Структурализм: западная философия на пути к постмодерму

Обращаясь к структурализму в курсе истории философии, мы сталкиваемся с рядом специфических трудностей, исток которых в конечном счете в той же самой «великой антиметафизической революции», о которой речь шла уже не единожды — в повороте в философском сознании, который совершился во второй половине XIX века и жертвой которого стала последняя классическая философская система, гегелевский «абсолютный идеализм».

Главной тенденцией этого переворота в умах было желание так или иначе «приземлить» философию, изменив ее до такой степени, чтобы она превратилась в особую науку со своим предметом и тем самым стала частью системы «позитивных» наук (например, наукой о наиболее общих законах развития природы, общества и мышления, на что надеялся марксизм; или наукой о научном мышлении и принципах познания, что пытался сделать эмпириокритицизм; или общей наукой о самом человеке — такова была программа философской антропологии; или, наконец, наукой о культурном мире человека).

Естественно, что любая попытка подобной переориентации непременно ставила на повестку дня вопрос о предмете и методе философии, о ее новых задачах, о ее отношении к другим наукам — если не о самом ее существовании.

После того как философия перестала претендовать на роль самого глубокого, метафизического, знания, речь пошла уже не о размежевании и тем более не об отторжении от других наук, а, напротив, о поисках некой формы сотрудничества и взаимодействия.

Так, философы готовы были теперь взяться и за обобщение достижений других наук, и за их систематизацию, за изучение их познавательных средств. Так философия становилась «логикой научного исследования», «теорией научного мышления», «методологией» и пр.

Правда, в поисках своего места в составе духовной деятельности некоторые из философов становились в оппозицию к позитивным наукам с их ценностями.

Они трактовали философию как особую форму духовной деятельности и потому искали других союзников — в сферах искусства и литературы (прежде всего поэзии, музыки, театра, танца, архитектуры — вообще всего того, что, по их мнению, в отличие от науки, было отмечено печатью свободного творчества).

Надо сказать, что многие деятели этих областей духовной культуры отвечали таким философам взаимностью — после того, как эпитет «философская глубина» применительно к художественному произведению стал восприниматься как знак глубочайшего уважения к его создателю.

Эти два течения в философии не всегда были расходящимися.
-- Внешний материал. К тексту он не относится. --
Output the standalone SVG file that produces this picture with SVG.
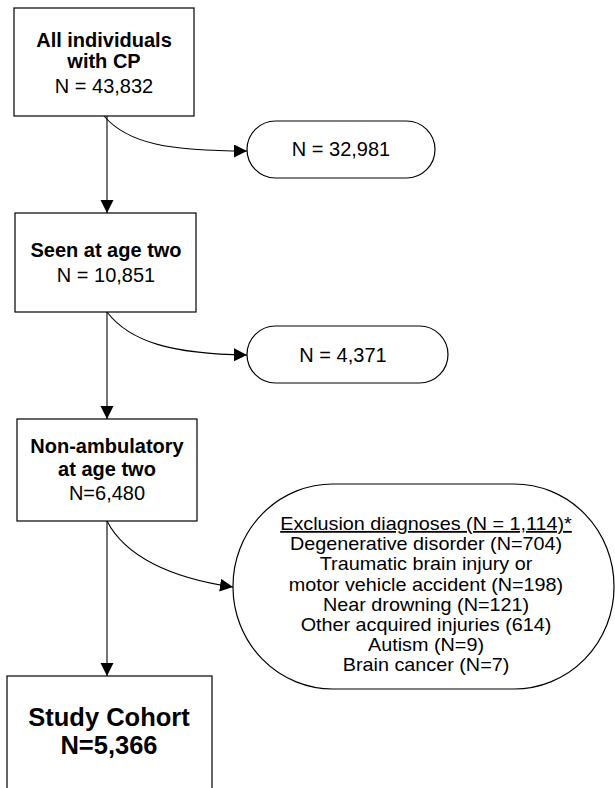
<svg xmlns="http://www.w3.org/2000/svg" width="615" height="788" viewBox="0 0 615 788">
<style>
  .box { fill: #ffffff; stroke: #000000; stroke-width: 1.2; }
  .conn { fill: none; stroke: #000000; stroke-width: 1.1; }
  text { font-family: "Liberation Sans", Arial, sans-serif; fill: #000000; text-anchor: middle; }
  .b { font-weight: bold; font-size: 20px; }
  .r { font-size: 20px; }
  .s { font-size: 18px; }
  .big { font-weight: bold; font-size: 25.5px; }
</style>
<defs>
  <marker id="arrow" markerUnits="userSpaceOnUse" markerWidth="14" markerHeight="14" refX="13" refY="6.5" orient="auto">
    <path d="M0,0 L13,6.5 L0,13 z" fill="#000000"/>
  </marker>
</defs>
<rect width="615" height="788" fill="#ffffff"/>

<g id="connectors">
  <path class="conn" d="M107,116 L107,213" marker-end="url(#arrow)"/>
  <path class="conn" d="M104,116 C128,144 170,151 247,151" marker-end="url(#arrow)"/>
  <path class="conn" d="M107,312 L107,419" marker-end="url(#arrow)"/>
  <path class="conn" d="M107,312 C130,342 172,354 247,355" marker-end="url(#arrow)"/>
  <path class="conn" d="M107,521 L107,676" marker-end="url(#arrow)"/>
  <path class="conn" d="M107,521 C125,556 170,578 233,587" marker-end="url(#arrow)"/>
</g>

<g id="node-all">
  <rect class="box" x="14" y="8" width="180" height="108"/>
  <text class="b" x="104" y="47">All individuals</text>
  <text class="b" x="104" y="68">with CP</text>
  <text class="r" x="104" y="93">N = 43,832</text>
</g>

<g id="node-excl1">
  <rect class="box" x="247" y="121" width="188" height="57" rx="28.5" ry="28.5"/>
  <text class="r" x="341" y="156">N = 32,981</text>
</g>

<g id="node-seen">
  <rect class="box" x="15" y="213" width="181" height="99"/>
  <text class="b" x="106" y="257">Seen at age two</text>
  <text class="r" x="106" y="282">N = 10,851</text>
</g>

<g id="node-excl2">
  <rect class="box" x="247" y="326" width="201" height="57" rx="28.5" ry="28.5"/>
  <text class="r" x="343" y="362">N = 4,371</text>
</g>

<g id="node-nonamb">
  <rect class="box" x="17" y="419" width="180" height="102"/>
  <text class="b" x="107" y="453">Non-ambulatory</text>
  <text class="b" x="107" y="476">at age two</text>
  <text class="r" x="107" y="500">N=6,480</text>
</g>

<g id="node-exclusion">
  <rect class="box" x="233" y="484" width="381" height="205" rx="100" ry="102"/>
  <g transform="translate(426,0) scale(1.1,1)">
    <text class="s" x="0" y="530" text-decoration="underline">Exclusion diagnoses (N = 1,114)*</text>
    <text class="s" x="0" y="550.2">Degenerative disorder (N=704)</text>
    <text class="s" x="0" y="570.4">Traumatic brain injury or</text>
    <text class="s" x="0" y="590.6">motor vehicle accident (N=198)</text>
    <text class="s" x="0" y="610.8">Near drowning (N=121)</text>
    <text class="s" x="0" y="631">Other acquired injuries (614)</text>
    <text class="s" x="0" y="651.2">Autism (N=9)</text>
    <text class="s" x="0" y="671.4">Brain cancer (N=7)</text>
  </g>
</g>

<g id="node-cohort">
  <rect class="box" x="7" y="676" width="205" height="130"/>
  <text class="big" x="109" y="726">Study Cohort</text>
  <text class="big" x="109" y="754">N=5,366</text>
</g>
</svg>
Нередко они и сближались друг с другом (например, в поисках рациональности в искусстве или, напротив, творчества в науке), что тоже свидетельствовало о том, что в отношениях науки, искусства и философии наступили новые времена.

В этом бурлящем котле интеллектуальных и художественных поисков и экспериментов возникло немало новых образований с неопределенным статусом, которые со временем либо оформлялись в новые науки (так было, как мы видели, с психологией и историей и в какой-то мере также с логикой), либо надолго оставались подвижными формациями, соединявшими в себе компоненты из разных областей знания и духовной деятельности (таковы были психоанализ и герменевтика).

Одним из подобных образований, которому трудно найти четкое место в сложившейся системе знания и культуры, на мой взгляд, является и структурализм.

В самом деле, если феноменологию, как ее понимал Гуссерль, все-таки можно было бы еще называть философской школой; если «фундаментальную онтологию» Хайдеггера, при всех ее «поворотах», позволительно определить как философскую концепцию; если неокантианство — это в общем методологическое учение, то в отношении структурализма ни одно из этих определений, заставляющих вспоминать о классической традиции философии как «любви к мудрости», не будет адекватным.

И вместе с тем в философском статусе структурализма сегодня вряд ли кто сомневается, и потому мы найдем статью о нем в любом философском словаре.

Я тоже не сомневаюсь в оправданности того, что включил структурализм в эту книгу, несмотря на то что большинство авторов, о которых ниже пойдет разговор, себя считали не философами, а литературоведами, лингвистами, антропологами, историками, культурологами.

А по большей части и вообще не очень заботились о своей профессиональной «прописке». Но при этом все они признавали, что имеют отношение к структурализму прежде всего потому, что структурализм — это метод, пусть не жесткий, но достаточно определенный, и к тому же эффективный.

Тем не менее я уверен, что для их квалификации в качестве философов все-таки есть серьезные основания. Очевидными эти основания становятся, если посмотреть на структурализм, так сказать, со стороны, с точки зрения человека, который занимается профессионально историей философии.

Тогда можно увидеть, что все представители этого течения связаны некими «узами родства»: их методологическая основа исторически возникла в таком контексте, где именно философские (причем бесспорно философские) вопросы были органичными и часто главными.

Потом, в практической исследовательской работе, эти вопросы могли отойти на периферию и стать для самого ученого незаметными, но в «методологическом ядре» структурализма они сохранялись как «генетический код», или как «подсознательное», «архетипическое» основание. Обратимся же сначала к истокам структурализма.